- Theatrical poster
- Directed by: Shirley Frimpong-Manso
- Written by: Hetty Owusu Shirley Frimpong-Manso
- Produced by: Yvonne Okoro Ken Attoh Shirley Frimpong-Manso
- Starring: Yvonne Okoro; Joseph Benjamin; Hlomla Dandala;
- Cinematography: John Passah Anthony Kitsi-Prempeh Richard Asante
- Edited by: Nana Akua Manso
- Music by: Ivan Ayitey Koffi Boache-Ansah
- Production company: Sparrow Productions
- Release dates: 28 December 2012 (Ghana); 22 March 2013 (Nigeria);
- Countries: Ghana Nigeria
- Language: English
- Box office: ₦11,447,636 (Nigerian domestic gross)

= Contract (2012 film) =

Contract is a 2012 Ghanaian film produced by Yvonne Okoro and directed by Shirley Frimpong-Manso, starring Hlomla Dandala, Joseph Benjamin and Yvonne Okoro.

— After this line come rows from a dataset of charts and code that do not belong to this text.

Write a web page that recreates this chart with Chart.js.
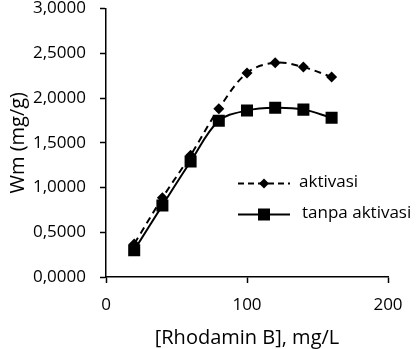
<!DOCTYPE html>
<html>
<head>
<meta charset="utf-8">
<script src="https://cdn.jsdelivr.net/npm/chart.js@4.4.1/dist/chart.umd.min.js"></script>
<style>
  html, body { margin: 0; padding: 0; background: #ffffff; }
  #wrap { width: 418px; height: 349px; }
</style>
</head>
<body>
<div id="wrap"><canvas id="myCanvas" width="418" height="349"></canvas></div>
<script>
// konsentrasi Rhodamin B (mg/L)
const konsentrasi = [20, 40, 60, 80, 100, 120, 140, 160];
// Wm (mg/g)
const wmAktivasi = [0.37, 0.885, 1.36, 1.88, 2.28, 2.395, 2.345, 2.235];
const wmTanpaAktivasi = [0.30, 0.80, 1.29, 1.745, 1.86, 1.89, 1.87, 1.78];

const xTickValues = [0, 100, 200];
const yTickValues = [0, 0.5, 1, 1.5, 2, 2.5, 3];
const yTickLabels = ["0,0000", "0,5000", "1,0000", "1,5000", "2,0000", "2,5000", "3,0000"];

const namaSeri = ["aktivasi", "tanpa aktivasi"];

Chart.defaults.font.family = '"Open Sans", sans-serif';
Chart.defaults.color = "#000000";

function titik(xs, ys) {
  return xs.map((x, i) => ({ x: x, y: ys[i] }));
}

// legenda di dalam area grafik, digambar manual
const legendaPlugin = {
  id: "legenda",
  afterDraw(chart) {
    const ctx = chart.ctx;
    const a = chart.chartArea;
    const x0 = a.left + 132;
    const x1 = a.left + 184;
    const xm = a.left + 158;
    const baris = [a.top + 175, a.top + 206];

    ctx.save();
    ctx.strokeStyle = "#000000";
    ctx.fillStyle = "#000000";
    ctx.lineWidth = 2;

    // aktivasi: garis putus-putus + belah ketupat
    ctx.setLineDash([6, 4]);
    ctx.beginPath();
    ctx.moveTo(x0, baris[0]);
    ctx.lineTo(x1, baris[0]);
    ctx.stroke();
    ctx.setLineDash([]);
    ctx.beginPath();
    ctx.moveTo(xm - 5, baris[0]);
    ctx.lineTo(xm, baris[0] - 5);
    ctx.lineTo(xm + 5, baris[0]);
    ctx.lineTo(xm, baris[0] + 5);
    ctx.closePath();
    ctx.fill();

    // tanpa aktivasi: garis penuh + kotak
    ctx.beginPath();
    ctx.moveTo(x0, baris[1]);
    ctx.lineTo(x1, baris[1]);
    ctx.stroke();
    ctx.fillRect(xm - 6, baris[1] - 6, 12, 12);

    ctx.font = '17px "Open Sans"';
    ctx.textBaseline = "middle";
    ctx.textAlign = "left";
    ctx.fillText(namaSeri[0], a.left + 193, baris[0] - 1);
    ctx.fillText(namaSeri[1], a.left + 196, baris[1] - 1);
    ctx.restore();
  }
};

const dados = {
  datasets: [
    {
      label: namaSeri[0],
      data: titik(konsentrasi, wmAktivasi),
      borderColor: "#000000",
      backgroundColor: "#000000",
      borderWidth: 2,
      borderDash: [7, 5],
      pointStyle: "rectRot",
      pointRadius: 5.5,
      pointBorderWidth: 0,
      tension: 0.35,
      order: 1,
    },
    {
      label: namaSeri[1],
      data: titik(konsentrasi, wmTanpaAktivasi),
      borderColor: "#000000",
      backgroundColor: "#000000",
      borderWidth: 2,
      pointStyle: "rect",
      pointRadius: 8.5,
      pointBorderWidth: 0,
      tension: 0.35,
      order: 0,
    },
  ],
};

const config = {
  type: "line",
  data: dados,
  plugins: [legendaPlugin],
  options: {
    responsive: false,
    animation: false,
    devicePixelRatio: 1,
    layout: { padding: { top: 6, right: 30, bottom: 0, left: 0 } },
    plugins: {
      legend: { display: false },
      tooltip: { enabled: false },
    },
    scales: {
      x: {
        type: "linear",
        min: 0,
        max: 200,
        afterBuildTicks: (scale) => {
          scale.ticks = xTickValues.map((v) => ({ value: v }));
        },
        afterFit: (scale) => {
          scale.height = 72;
          scale.paddingLeft = 0;
          scale.paddingRight = 0;
        },
        border: { display: true, color: "#000000", width: 1.5 },
        grid: {
          drawOnChartArea: false,
          drawTicks: true,
          tickLength: 6,
          tickWidth: 1.5,
          tickColor: "#000000",
        },
        ticks: {
          font: { size: 17 },
          padding: 12,
          maxRotation: 0,
        },
        title: {
          display: true,
          text: "[Rhodamin B], mg/L",
          font: { size: 20, lineHeight: 1.1 },
          padding: { top: 0, bottom: 0 },
        },
      },
      y: {
        min: 0,
        max: 3,
        afterBuildTicks: (scale) => {
          scale.ticks = yTickValues.map((v) => ({ value: v }));
        },
        afterFit: (scale) => {
          scale.width = 106;
          scale.paddingTop = 0;
          scale.paddingBottom = 0;
        },
        border: { display: true, color: "#000000", width: 1.5 },
        grid: {
          drawOnChartArea: false,
          drawTicks: true,
          tickLength: 6,
          tickWidth: 1.5,
          tickColor: "#000000",
        },
        ticks: {
          font: { size: 17 },
          padding: 14,
          callback: (v, i) => yTickLabels[i],
        },
        title: {
          display: true,
          text: "Wm (mg/g)",
          font: { size: 20 },
          padding: { top: 6, bottom: 0 },
        },
      },
    },
  },
};

const ctx = document.getElementById("myCanvas").getContext("2d");
const myChart = new Chart(ctx, config);
</script>
</body>
</html>
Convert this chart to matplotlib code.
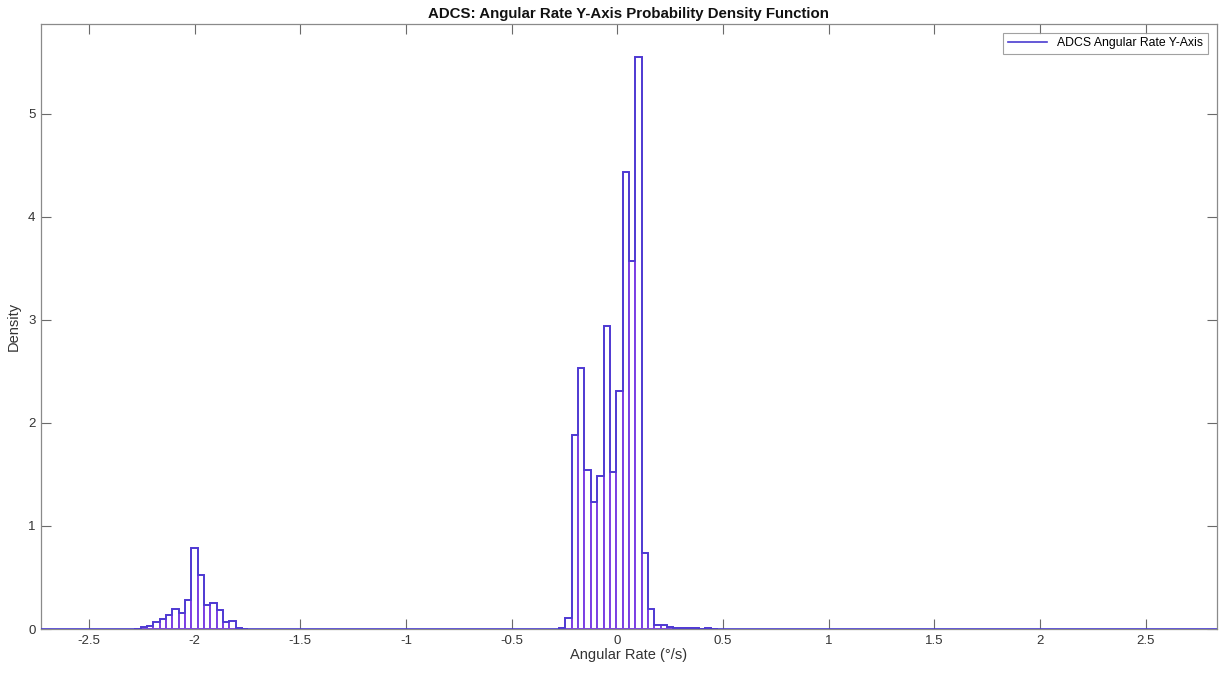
import numpy as np
import matplotlib.pyplot as plt

plt.rcParams['font.family'] = ['Liberation Sans', 'DejaVu Sans']

# histogram grid (bin width 0.03)
bin_width = 0.03

# left cluster near -2 deg/s, first bin starts at -2.285
left_start = -2.285
left_density = [0.005, 0.02, 0.025, 0.068, 0.097, 0.136, 0.197, 0.155, 0.284,
                0.79, 0.52, 0.236, 0.25, 0.18, 0.068, 0.081, 0.012, 0.005]

# main cluster near 0 deg/s, first bin starts at -0.275
main_start = -0.275
main_density = [0.01, 0.11, 1.88, 2.53, 1.54, 1.23, 1.48, 2.94, 1.52, 2.31, 4.43,
                 3.57, 5.55, 0.74, 0.19, 0.035, 0.035, 0.015, 0.01, 0.008, 0.012,
                 0.006, 0.004, 0.008, 0.005]

x_min, x_max = -2.727, 2.836
xticks = [-2.5, -2, -1.5, -1, -0.5, 0, 0.5, 1, 1.5, 2, 2.5]
yticks = [0, 1, 2, 3, 4, 5]

fig = plt.figure(figsize=(12.19, 6.75), dpi=100)
ax = fig.add_axes([0.0336, 0.0681, 0.9644, 0.8963])

bar_edge = '#7b3fe4'
line_col = '#4a3cd0'

for start, dens in [(left_start, left_density), (main_start, main_density)]:
    dens = np.array(dens)
    centers = start + bin_width * (np.arange(len(dens)) + 0.5)
    ax.bar(centers, dens, width=bin_width, facecolor='white',
           edgecolor=bar_edge, linewidth=1.4, zorder=2)

# full-range density line (zero outside the clusters)
n_left = int(round((left_start - x_min) / bin_width))
edges = left_start + bin_width * np.arange(-n_left, int((x_max - left_start) / bin_width) + 2)
full = np.zeros(len(edges) - 1)
i0 = n_left
full[i0:i0 + len(left_density)] = left_density
j0 = i0 + int(round((main_start - left_start) / bin_width))
full[j0:j0 + len(main_density)] = main_density
ax.stairs(full, edges, color=line_col, linewidth=1.2, zorder=3,
          label='ADCS Angular Rate Y-Axis')

ax.set_xlim(x_min, x_max)
ax.set_ylim(0, 5.87)
ax.set_xticks(xticks)
ax.set_xticklabels([f'{t:g}' for t in xticks])
ax.set_yticks(yticks)

for s in ax.spines.values():
    s.set_color('#8a8a8a')
    s.set_linewidth(0.9)
ax.tick_params(direction='in', length=7, width=0.8, color='#6a6a6a',
               labelsize=9.5, labelcolor='#333333', top=True, right=True, pad=4)

ax.set_xlabel('Angular Rate (°/s)', fontsize=10.5, color='#333333', labelpad=1)
ax.set_ylabel('Density', fontsize=10.5, color='#333333', labelpad=5)
ax.set_title('ADCS: Angular Rate Y-Axis Probability Density Function',
             fontsize=10.8, fontweight='bold', color='#111111', pad=4)

leg = ax.legend(loc='upper right', fontsize=8.8, frameon=True, fancybox=False,
                borderaxespad=0.7, handlelength=3.2, borderpad=0.4)
leg.get_frame().set_edgecolor('#8a8a8a')
leg.get_frame().set_linewidth(0.8)

fig.savefig('out.png', dpi=100)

It received six nominations at the 9th Africa Movie Academy Awards including: Best Director, Achievement In Screenplay, Best Actor In A Leading Role and Best Actress In A Leading Role.

==Cast==
- Hlomla Dandala as Peter Puplampo
- Joseph Benjamin as Kuuku
- Yvonne Okoro as Abena Boateng
- Katouchka Addaquay as Sandra
- Doris Ansah as Mrs. Poplampo
- Jasmine Baroudi as Nadia
- Magnus Brooks as Steve
- Prince William Darlington as Doctor
- Amanorbea Dodoo as Anna
- Joseline Nketia as Nana Ama
- Paul Pepera as Mr. Sawyer
- Regina Sarfoa Adu as Nurse

== Reception==
360nobs rated the movie 6.5 out of 10, and commented that the movie is exciting.